Phylogeny of the 387 species from the Fidji dataset with associated z-scores (inner circle), evidence (middle circle) and detection status (outer circle) under different correction procedures. Species detected by zazou are generally close-by on the tree and often, but not always, detected by raw p-values. The red strip highlight the smoothing property of the procedure in a subtree where individual species are not detected when using independant univariate tests but are detected when accounting for the hierarchical structure

7 Conclusion

In this work, we introduced zazou, a new method for correcting p values in a hierarchical context. zazou is based on recasting the testing problem as a regression problem, under the framework of stochastic processes on an ultrametric tree, and using the tree topology as a regularization parameter.

It outperforms competing methods, hierarchical (TreeFDR, TreeclimbR) or not (BH, BY) in terms of AUC but this does not translate immediately to superior results in terms of FDR and TPR. The threshold for rejecting hypotheses is turned out to be quite difficult to calibrate while controling the FDR and warrants further work.

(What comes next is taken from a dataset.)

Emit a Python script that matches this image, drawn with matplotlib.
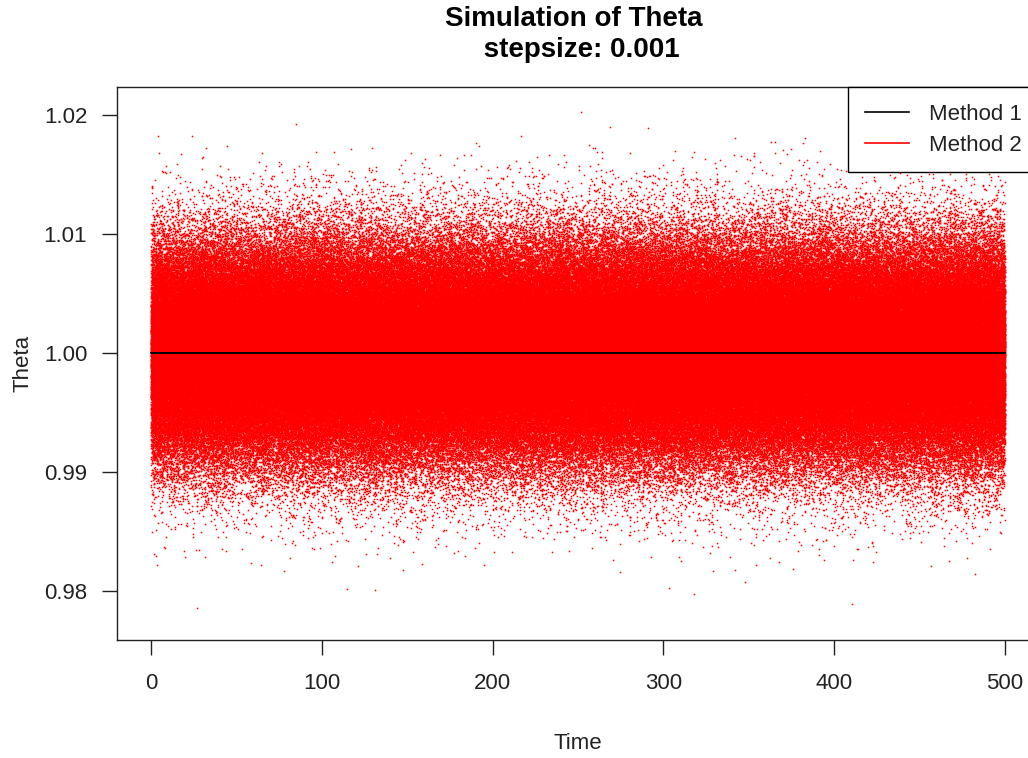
import numpy as np
import matplotlib
matplotlib.use("Agg")
import matplotlib.pyplot as plt

plt.rcParams["font.family"] = ["Liberation Sans", "DejaVu Sans"]

# Simulation settings
stepsize = 0.001
t_end = 500
theta_true = 1.0
noise_sd = 0.0045

time = np.arange(0, t_end, stepsize)
method1 = np.full_like(time, theta_true)
rng = np.random.default_rng(2024)
method2 = theta_true + noise_sd * rng.standard_normal(time.size)

x_ticks = [0, 100, 200, 300, 400, 500]
y_ticks = [0.98, 0.99, 1.00, 1.01, 1.02]
y_tick_labels = ["0.98", "0.99", "1.00", "1.01", "1.02"]
legend_labels = ["Method 1", "Method 2"]

W, H = 1028, 758
fs = 16
fig = plt.figure(figsize=(W / 100, H / 100), dpi=100)
ax = fig.add_axes([117 / W, 1 - 640 / H, 922 / W, 553 / H])

ax.plot(time, method2, linestyle="none", marker="s", markersize=1.1,
        markeredgewidth=0, color="#ff0000", rasterized=True)
ax.plot(time, method1, color="black", linewidth=1.4)

ax.set_xlim(-20, 520)
ax.set_ylim(0.97588, 1.02235)

ax.set_xticks(x_ticks)
ax.set_yticks(y_ticks)
ax.set_yticklabels(y_tick_labels)
ax.tick_params(axis="both", labelsize=fs, length=10.5, width=1.0,
               color="#222222", labelcolor="#222222")
ax.tick_params(axis="x", pad=13.5)
ax.tick_params(axis="y", pad=11)
for s in ax.spines.values():
    s.set_linewidth(1.0)
    s.set_color("#222222")

ax.set_xlabel("Time", fontsize=fs, color="#222222", labelpad=28)
ax.set_ylabel("Theta", fontsize=fs, color="#222222", labelpad=7)

ax.set_title("Simulation of Theta \n stepsize: 0.001", fontsize=20,
             fontweight="bold", pad=21.5, linespacing=1.25)

handles = [
    plt.Line2D([], [], color="black", linewidth=1.2),
    plt.Line2D([], [], color="#ff0000", linewidth=1.2),
]
leg = ax.legend(handles, legend_labels, loc="upper right",
                bbox_to_anchor=(1, 1), borderaxespad=0, fontsize=fs,
                fancybox=False, framealpha=1, edgecolor="black",
                handlelength=2.0, handletextpad=0.9, borderpad=0.75,
                labelspacing=0.45)
leg.get_frame().set_linewidth(1.0)
for txt in leg.get_texts():
    txt.set_color("#222222")

fig.savefig("out.png", dpi=100)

There are several other parts of the procedure that are not as powerful as expected. First, the BIC step used to select \(\lambda \) and in turn the number of shifts tends to choose models with very few shifts, and sometimes even none. In such instances, the relevance of the debiasing step is limited. Second, the correction procedure proposed by Javanmard et al. (2019) is too conservative for our purpose. It was indeed developed to control both the FDR and the directional FDR (i.e. proportion of Type S errors, where the effect size have the wrong sign, in the discoveries) whereas we only need to control the former. For both these steps, specific developments taking into account the sign constraint on \({\hat{\mu }}\) and the structure of the topology matrix of tree \(\mathcal {T}\) could lead to better performances for zazou.